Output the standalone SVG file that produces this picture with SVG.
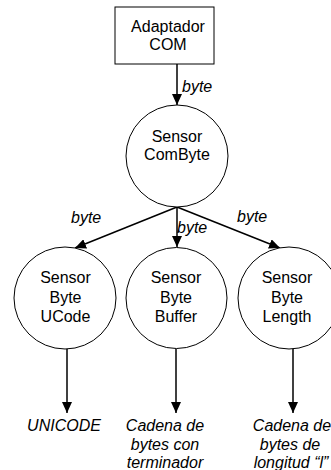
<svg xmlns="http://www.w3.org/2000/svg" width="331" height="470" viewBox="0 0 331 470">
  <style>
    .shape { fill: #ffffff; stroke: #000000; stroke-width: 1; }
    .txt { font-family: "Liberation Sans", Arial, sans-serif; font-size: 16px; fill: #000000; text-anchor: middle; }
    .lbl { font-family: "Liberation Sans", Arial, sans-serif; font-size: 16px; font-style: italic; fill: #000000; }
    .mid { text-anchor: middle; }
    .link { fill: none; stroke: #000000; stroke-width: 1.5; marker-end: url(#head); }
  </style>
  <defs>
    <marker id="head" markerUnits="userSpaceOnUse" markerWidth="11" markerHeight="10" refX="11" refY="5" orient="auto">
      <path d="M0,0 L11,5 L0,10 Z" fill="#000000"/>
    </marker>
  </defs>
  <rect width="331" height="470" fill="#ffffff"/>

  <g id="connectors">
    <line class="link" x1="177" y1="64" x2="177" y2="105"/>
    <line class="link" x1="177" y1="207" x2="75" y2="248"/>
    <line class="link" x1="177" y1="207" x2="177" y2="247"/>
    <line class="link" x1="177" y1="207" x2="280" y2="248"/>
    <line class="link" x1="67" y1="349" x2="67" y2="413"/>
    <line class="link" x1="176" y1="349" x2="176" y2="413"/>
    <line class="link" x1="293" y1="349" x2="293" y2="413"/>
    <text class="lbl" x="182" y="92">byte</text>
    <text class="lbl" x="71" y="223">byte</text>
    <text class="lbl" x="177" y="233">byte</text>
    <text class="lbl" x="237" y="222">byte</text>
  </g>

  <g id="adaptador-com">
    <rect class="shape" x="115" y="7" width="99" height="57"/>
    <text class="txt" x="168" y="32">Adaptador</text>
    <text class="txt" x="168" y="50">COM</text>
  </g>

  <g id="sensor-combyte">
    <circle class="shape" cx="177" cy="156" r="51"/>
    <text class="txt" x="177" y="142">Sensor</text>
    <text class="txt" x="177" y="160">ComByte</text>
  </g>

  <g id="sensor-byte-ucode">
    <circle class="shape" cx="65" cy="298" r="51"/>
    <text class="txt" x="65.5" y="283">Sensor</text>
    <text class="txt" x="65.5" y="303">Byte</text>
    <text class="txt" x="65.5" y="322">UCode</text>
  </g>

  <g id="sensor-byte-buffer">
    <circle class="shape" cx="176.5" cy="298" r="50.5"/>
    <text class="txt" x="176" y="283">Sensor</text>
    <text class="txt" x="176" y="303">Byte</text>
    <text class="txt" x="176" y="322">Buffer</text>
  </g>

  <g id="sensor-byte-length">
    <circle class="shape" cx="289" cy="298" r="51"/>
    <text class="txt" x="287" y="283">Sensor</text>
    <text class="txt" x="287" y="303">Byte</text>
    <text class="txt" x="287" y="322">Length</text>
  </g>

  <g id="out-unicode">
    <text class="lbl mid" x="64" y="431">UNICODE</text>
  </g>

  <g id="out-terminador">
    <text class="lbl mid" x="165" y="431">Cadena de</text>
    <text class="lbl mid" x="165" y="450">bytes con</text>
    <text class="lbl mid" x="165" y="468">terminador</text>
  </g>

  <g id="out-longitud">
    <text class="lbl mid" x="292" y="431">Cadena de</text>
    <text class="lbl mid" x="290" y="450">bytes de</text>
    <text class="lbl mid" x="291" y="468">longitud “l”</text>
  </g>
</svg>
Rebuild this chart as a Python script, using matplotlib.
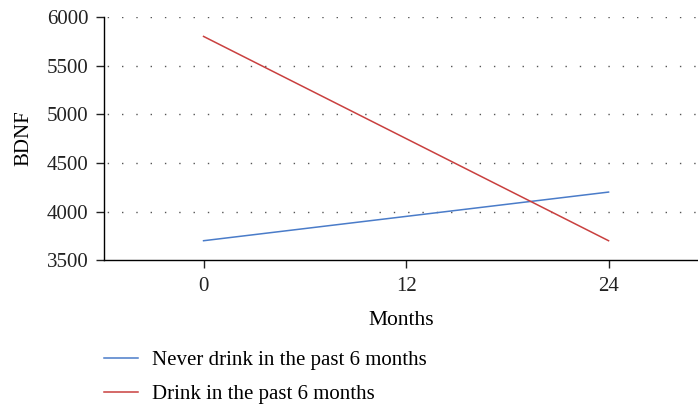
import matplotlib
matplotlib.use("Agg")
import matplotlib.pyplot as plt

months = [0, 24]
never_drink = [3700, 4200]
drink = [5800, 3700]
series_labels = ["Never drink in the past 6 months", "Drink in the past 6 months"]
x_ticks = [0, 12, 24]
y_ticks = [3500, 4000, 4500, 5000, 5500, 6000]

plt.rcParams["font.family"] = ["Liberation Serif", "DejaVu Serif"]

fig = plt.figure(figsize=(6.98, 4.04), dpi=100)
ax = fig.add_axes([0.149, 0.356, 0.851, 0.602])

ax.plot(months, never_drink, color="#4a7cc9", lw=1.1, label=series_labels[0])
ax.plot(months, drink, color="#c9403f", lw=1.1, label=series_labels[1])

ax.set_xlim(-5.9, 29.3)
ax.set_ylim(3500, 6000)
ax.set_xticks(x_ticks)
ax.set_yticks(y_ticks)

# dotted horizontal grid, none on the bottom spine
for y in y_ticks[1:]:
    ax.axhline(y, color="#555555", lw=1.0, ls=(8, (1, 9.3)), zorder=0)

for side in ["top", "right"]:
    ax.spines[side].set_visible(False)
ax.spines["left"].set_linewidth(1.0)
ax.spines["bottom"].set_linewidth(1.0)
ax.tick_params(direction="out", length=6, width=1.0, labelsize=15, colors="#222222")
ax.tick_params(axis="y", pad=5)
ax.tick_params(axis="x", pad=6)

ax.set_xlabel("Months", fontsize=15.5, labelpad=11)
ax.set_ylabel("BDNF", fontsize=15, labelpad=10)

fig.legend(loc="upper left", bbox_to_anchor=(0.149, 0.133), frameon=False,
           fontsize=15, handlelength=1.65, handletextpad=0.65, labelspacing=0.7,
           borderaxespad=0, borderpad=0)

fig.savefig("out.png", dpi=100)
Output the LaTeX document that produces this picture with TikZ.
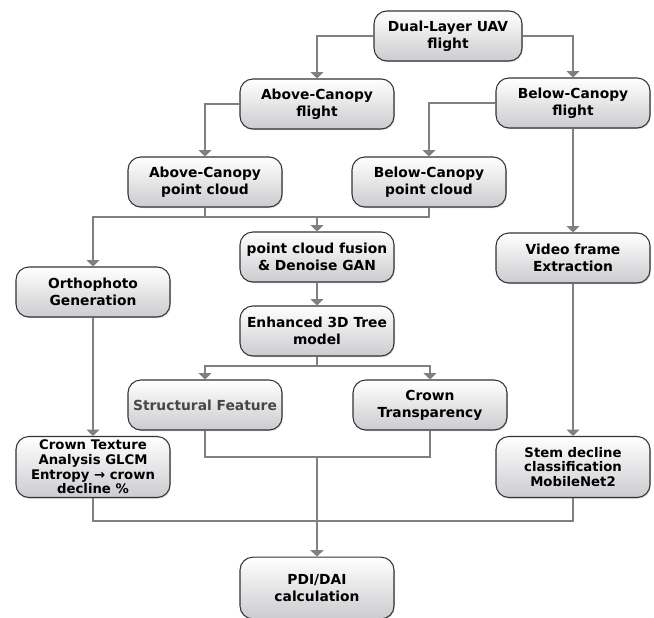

+---+

Task to complete:
Strip out the images, then output the records above word for word.

Task result:
Output the standalone SVG file that produces this picture with SVG.
<svg xmlns="http://www.w3.org/2000/svg" width="331" height="470" viewBox="0 0 331 470">
  <style>
    .shape { fill: #ffffff; stroke: #000000; stroke-width: 1; }
    .txt { font-family: "Liberation Sans", Arial, sans-serif; font-size: 16px; fill: #000000; text-anchor: middle; }
    .lbl { font-family: "Liberation Sans", Arial, sans-serif; font-size: 16px; font-style: italic; fill: #000000; }
    .mid { text-anchor: middle; }
    .link { fill: none; stroke: #000000; stroke-width: 1.5; marker-end: url(#head); }
  </style>
  <defs>
    <marker id="head" markerUnits="userSpaceOnUse" markerWidth="11" markerHeight="10" refX="11" refY="5" orient="auto">
      <path d="M0,0 L11,5 L0,10 Z" fill="#000000"/>
    </marker>
  </defs>
  <rect width="331" height="470" fill="#ffffff"/>

  <g id="connectors">
    <line class="link" x1="177" y1="64" x2="177" y2="105"/>
    <line class="link" x1="177" y1="207" x2="75" y2="248"/>
    <line class="link" x1="177" y1="207" x2="177" y2="247"/>
    <line class="link" x1="177" y1="207" x2="280" y2="248"/>
    <line class="link" x1="67" y1="349" x2="67" y2="413"/>
    <line class="link" x1="176" y1="349" x2="176" y2="413"/>
    <line class="link" x1="293" y1="349" x2="293" y2="413"/>
    <text class="lbl" x="182" y="92">byte</text>
    <text class="lbl" x="71" y="223">byte</text>
    <text class="lbl" x="177" y="233">byte</text>
    <text class="lbl" x="237" y="222">byte</text>
  </g>

  <g id="adaptador-com">
    <rect class="shape" x="115" y="7" width="99" height="57"/>
    <text class="txt" x="168" y="32">Adaptador</text>
    <text class="txt" x="168" y="50">COM</text>
  </g>

  <g id="sensor-combyte">
    <circle class="shape" cx="177" cy="156" r="51"/>
    <text class="txt" x="177" y="142">Sensor</text>
    <text class="txt" x="177" y="160">ComByte</text>
  </g>

  <g id="sensor-byte-ucode">
    <circle class="shape" cx="65" cy="298" r="51"/>
    <text class="txt" x="65.5" y="283">Sensor</text>
    <text class="txt" x="65.5" y="303">Byte</text>
    <text class="txt" x="65.5" y="322">UCode</text>
  </g>

  <g id="sensor-byte-buffer">
    <circle class="shape" cx="176.5" cy="298" r="50.5"/>
    <text class="txt" x="176" y="283">Sensor</text>
    <text class="txt" x="176" y="303">Byte</text>
    <text class="txt" x="176" y="322">Buffer</text>
  </g>

  <g id="sensor-byte-length">
    <circle class="shape" cx="289" cy="298" r="51"/>
    <text class="txt" x="287" y="283">Sensor</text>
    <text class="txt" x="287" y="303">Byte</text>
    <text class="txt" x="287" y="322">Length</text>
  </g>

  <g id="out-unicode">
    <text class="lbl mid" x="64" y="431">UNICODE</text>
  </g>

  <g id="out-terminador">
    <text class="lbl mid" x="165" y="431">Cadena de</text>
    <text class="lbl mid" x="165" y="450">bytes con</text>
    <text class="lbl mid" x="165" y="468">terminador</text>
  </g>

  <g id="out-longitud">
    <text class="lbl mid" x="292" y="431">Cadena de</text>
    <text class="lbl mid" x="290" y="450">bytes de</text>
    <text class="lbl mid" x="291" y="468">longitud “l”</text>
  </g>
</svg>
Rebuild this chart as a Python script, using matplotlib.
import matplotlib
matplotlib.use("Agg")
import matplotlib.pyplot as plt

months = [0, 24]
never_drink = [3700, 4200]
drink = [5800, 3700]
series_labels = ["Never drink in the past 6 months", "Drink in the past 6 months"]
x_ticks = [0, 12, 24]
y_ticks = [3500, 4000, 4500, 5000, 5500, 6000]

plt.rcParams["font.family"] = ["Liberation Serif", "DejaVu Serif"]

fig = plt.figure(figsize=(6.98, 4.04), dpi=100)
ax = fig.add_axes([0.149, 0.356, 0.851, 0.602])

ax.plot(months, never_drink, color="#4a7cc9", lw=1.1, label=series_labels[0])
ax.plot(months, drink, color="#c9403f", lw=1.1, label=series_labels[1])

ax.set_xlim(-5.9, 29.3)
ax.set_ylim(3500, 6000)
ax.set_xticks(x_ticks)
ax.set_yticks(y_ticks)

# dotted horizontal grid, none on the bottom spine
for y in y_ticks[1:]:
    ax.axhline(y, color="#555555", lw=1.0, ls=(8, (1, 9.3)), zorder=0)

for side in ["top", "right"]:
    ax.spines[side].set_visible(False)
ax.spines["left"].set_linewidth(1.0)
ax.spines["bottom"].set_linewidth(1.0)
ax.tick_params(direction="out", length=6, width=1.0, labelsize=15, colors="#222222")
ax.tick_params(axis="y", pad=5)
ax.tick_params(axis="x", pad=6)

ax.set_xlabel("Months", fontsize=15.5, labelpad=11)
ax.set_ylabel("BDNF", fontsize=15, labelpad=10)

fig.legend(loc="upper left", bbox_to_anchor=(0.149, 0.133), frameon=False,
           fontsize=15, handlelength=1.65, handletextpad=0.65, labelspacing=0.7,
           borderaxespad=0, borderpad=0)

fig.savefig("out.png", dpi=100)
Output the LaTeX document that produces this picture with TikZ.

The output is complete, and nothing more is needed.